New York est, après Madrid, la seconde ville à accueillir cette vaste exposition intitulée « Il n’y a pas si longtemps, pas si loin ». Ouverte mercredi au Museum of Jewish Heritage, elle présente des centaines d’objets utilisés dans le camp d’extermination, venus pour beaucoup du musée d’Auschwitz, avec chacun leur histoire.
Comme une robe et une sacoche taillées à la libération du camp par une déportée dans son uniforme de détenue. Ou un habit traditionnel de prières, un « tallit katan » rapporté par Mendel Landau, un rescapé arrivé à New York après la guerre: le port de cette tunique au camp a failli lui coûter la vie plusieurs fois mais il a pris tous les risques plutôt que de la perdre.
Les habitants de la métropole américaine, qui abrite la plus grande communauté juive hors d’Israël, ne sont pas les moins bien informés sur l’Holocauste. Mais l’envie d’en savoir davantage, l’émotion et la sidération devant les atrocités commises, sur fond de résurgence de l’antisémitisme, avec deux attaques sanglantes contre des synagogues américaines depuis octobre, n’en sont pas moins grandes.
Non-Juifs en priorité
« Je sais qu’il y a beaucoup de gens qui ne croient pas que c’est arrivé« , souligne Dennette Peninger, originaire de Floride, dont la fille s’est convertie au judaïsme en se mariant avec le fils d’une survivante. « Si un jour, comme je l’espère, ils tombent sur quelque chose comme ça, ils sauront que cela s’est bien produit et que ça ne doit pas se reproduire« .
De fait, la cible principale de cette exposition itinérante n’est pas la communauté juive mais plutôt les non-Juifs, les jeunes en particulier, explique à l’AFP Robert-Jan van Pelt, commissaire de l’exposition et spécialiste de l’Holocauste, basé à Toronto.
« A Madrid, il n’y a pas de communauté juive et nous avons eu près de 600.000 visiteurs, presque tous n’étaient pas juifs », dit-il. « C’est ce que nous voulons: l’Holocauste est plus important pour les non-Juifs que pour les Juifs car nous, les Juifs, portons cet héritage dans notre corps et les histoires de nos familles ».
Natasha Seaton, professeure pour enfants handicapés, fait partie de cette cible. Venue avec une amie d’origine juive, avec laquelle elle partage une passion pour l’histoire, elle est ressortie avec l’impression qu' »une visite ne suffit pas« . Je ressens tout un éventail d’émotions, il y a tant de choses que je ne savais pas (…), ça me restera toute ma vie »:
Même chose pour Karen Jorgensen, qui dirige un refuge pour sans-abris à Manhattan. « Je ne suis pas juive mais j’ai toujours été intéressée par la Seconde Guerre mondiale », dit cette dynamique septuagénaire, après une visite de six heures avec une amie.

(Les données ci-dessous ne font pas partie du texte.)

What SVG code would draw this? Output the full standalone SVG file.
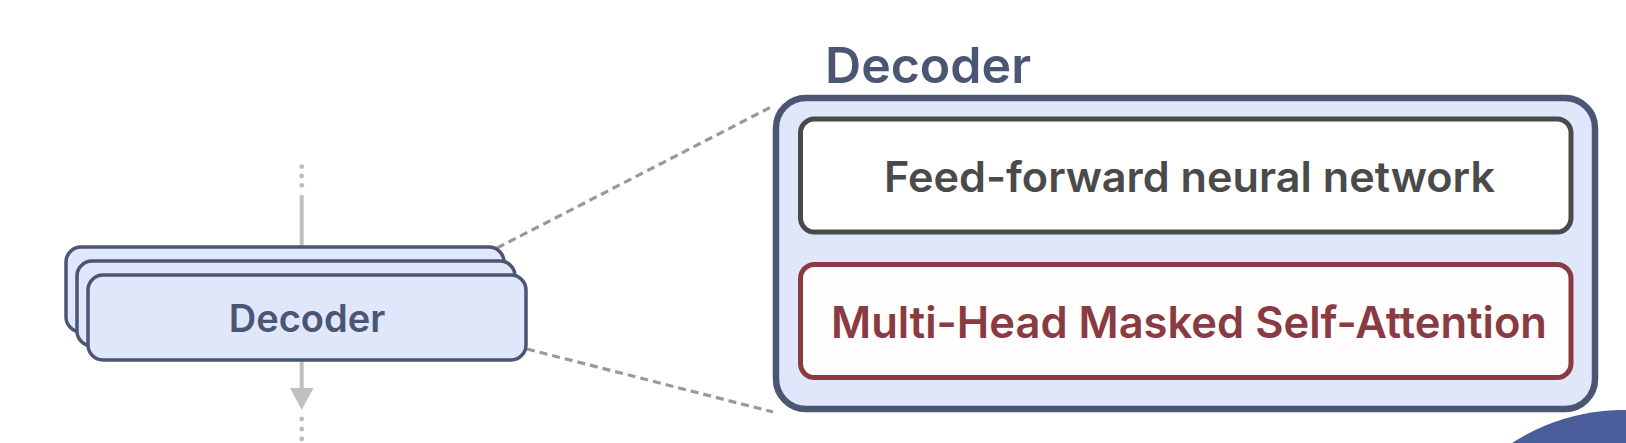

« Nous avions bien sûr vu ces terribles images des corps mis dans les fours et d’autres choses comme ça mais nous n’avions jamais été confrontées aux objets concrets« , dit-elle. « J’espère contribuer à garantir que cela ne se reproduise jamais ».
Descendants de rescapés
New York compte aussi des milliers de descendants de déportés qui, s’ils connaissent souvent déjà bien l’histoire de leurs aînés, tiennent à voir l’exposition. Ne serait-ce que pour entretenir leur souvenir.
Deena Harris, 68 ans, dont la mère juive allemande fut cachée, enfant, dans le sud de la France avant de partir aux Etats-Unis en 1943, dit « avoir déjà tout entendu », « tout vu » sur l’Holocauste. Mais elle aussi a trouvé dans le musée new-yorkais « des petites choses que je n’avais jamais vues ».
« Pour qui ne connaît pas l’Holocauste, cette exposition est un incontournable« , relève-t-elle. « J’ai l’impression désormais que je ne suis pas obligée d’aller à Auschwitz. Je me suis toujours sentie coupable de ne pas vouloir y aller. »
L’exposition doit s’achever le 3 janvier 2020 à New York. M. van Pelt rêve de l’emmener notamment à Budapest, où le rôle des autorités dans la déportation de centaines de milliers de juifs hongrois en 1944 continue de faire polémique. Ou encore dans des pays qui ne « portent pas en eux les démons de l’antisémitisme« , comme la Chine ou l’Afrique du Sud.